BREAKING: Council CEO resigns
THE hunt for Gympie Regional Council’s next CEO is underway following the resignation of Bernard Smith this morning.
Mr Smith’s resignation was accepted by the council at an emergency meeting this morning.
He will finish in the job on Friday.
The council is still considering the appointment of an acting CEO.
It brings to an end a controversial era for the council, and arrives less than two weeks into new Mayor Glen Hartwig’s term.
Mayor Glen Hartwig and councillor Dan Stewart left the room due to conflicts of interest, owing to previous complaints made against them by Mr Smith.
Bob Fredman and Warren Polley each declared a perceived conflict of interest.
Mr Fredman’s was due to his 40-year career at the council, and Warren Polley said during the election campaign the former mayor approached one of Mr Polley’s employees and asserted the employee was “setting myself (Mr Polley) up... to engineer the removal of the current CEO and insert himself into the position”.
Mr Polley denied this was his reason for seeking election.
Councillors voted to allow them to stay in the meeting.
Mr Smith’s nine-year run as the council’s chief was divisive.
The council’s achievements under his term include the award-winning Gympie aquatic centre and Smithfield St projects, the popular Youth Hub, and the blowout plagued Rattler.
He also came under fire for the council’s spending habits, with operating costs running in the red for three of the past four years – including a $12 million operating loss last year.
Criticism also came over a claimed purge of senior staff including the unlawful sacking of Planning Department officer Jill Promnitz in 2014 and the 2016 departure of Planning Director Mike Hartley amid charges of fraud.
Mr Smith denied any claims of a purge.
Even Mr Smith’s hiring in mid-2011 was a lightning rod in the community.
His arrival followed an eight year stint as the Port Macquarie-Hastings Council’s general manager.
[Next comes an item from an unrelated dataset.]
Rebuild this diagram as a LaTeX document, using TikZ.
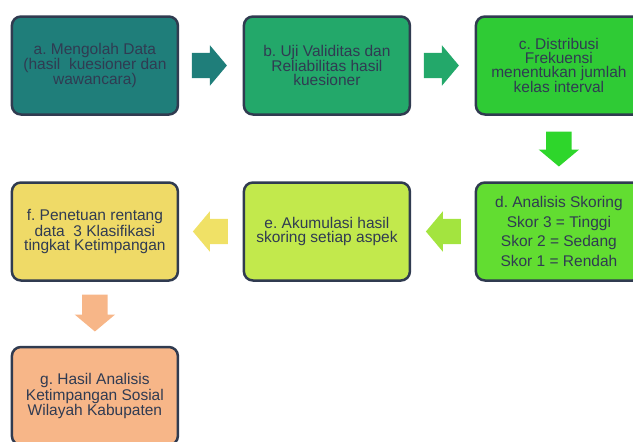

Mr Smith resigned from the job in April 2008, two months after the councillors were sacked by the New South Wales State Government following a public inquiry into the Glasshouse cultural development centre.
The centre’s costs blew out from less than $10 million to more than $40 million.
Controversy reared its head again in Gympie in late 2015 when Mr Smith’s five-year contract was renewed by a seven-to-one vote less than five months out from the 2016 council elections.
The lone dissenter, ex-councillor and frequent critic Ian Petersen, moved a motion of no confidence against the CEO at Mr Petersen’s last meeting in February 2016.
The motion lapsed without a seconder.
Another no confidence motion against Mr Smith was intended to be tabled in January, but it was withdrawn on the day of the meeting.
This story has been updated to accurately reflect Mr Polley’s declared perceived conflict of interest.